A new report commissioned by Google, and timed to coincide with the first ever Parliamentary debate on the company today, puts itself and the internet at the heart of the British economy. But it does so by using some creative and interesting definitions.
According to Boston Consulting Group, the internet sector in the UK is worth £100bn a year or 7.2 per cent of GDP, almost as large as the UK financial services sector, and larger than utilities, transport or construction. That sounds a very large sum.
Google/BCG arrives at this by including all online e-commerce as an internet contribution to GDP, rather than a contribution made by retailers or services companies.
“The full value of goods sold online is counted because it gives the sense of the importance of the internet as a retail channel,” say the authors. Why include the value of every good sold?
“Many of them might not have taken place without the internet as catalyst.”

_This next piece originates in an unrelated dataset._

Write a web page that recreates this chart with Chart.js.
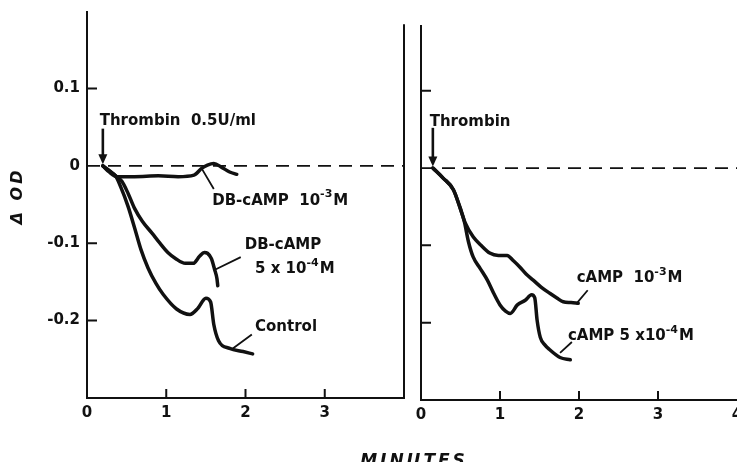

As Tim Worstall points out: “What they’ve done to get to their GDP number is take the value added of everything that is connected with the internet: rather than the value added by the use of the internet.” Using this logic, the financial services sector is worth 100 per cent of GDP, because everything involves a financial service, such as retail banking.
The report estimates that B2B transactions conducted via the internet are worth £360bn, but doesn’t include these in the final sum. Quite rightly: that would be crossing the silly line, and falling into the silly ditch.
The report has a sprinkling of anecdotes about successful business built on pay-per-click advertising, and laments that “collective intelligence” such as crowdsourced user-generated content isn’t measured by GDP. And we learn that “the internet has brought the world closer together through email, IP telephony, instant messaging, and social networking”.
Aww.
The report can be found here. The Parliamentary Debate, tabled by MP Robert Halfon, commences at 2pm. Halfon is concerned by Google’s attitude to personal privacy, offline and online.
Google must hope MPs have read the headlines, but not the report itself.
Bootnote
An earlier version of this story could have suggested that the $100bn figure included purchases made in store after online research. This was not the case, and the story has been amended to make this clear.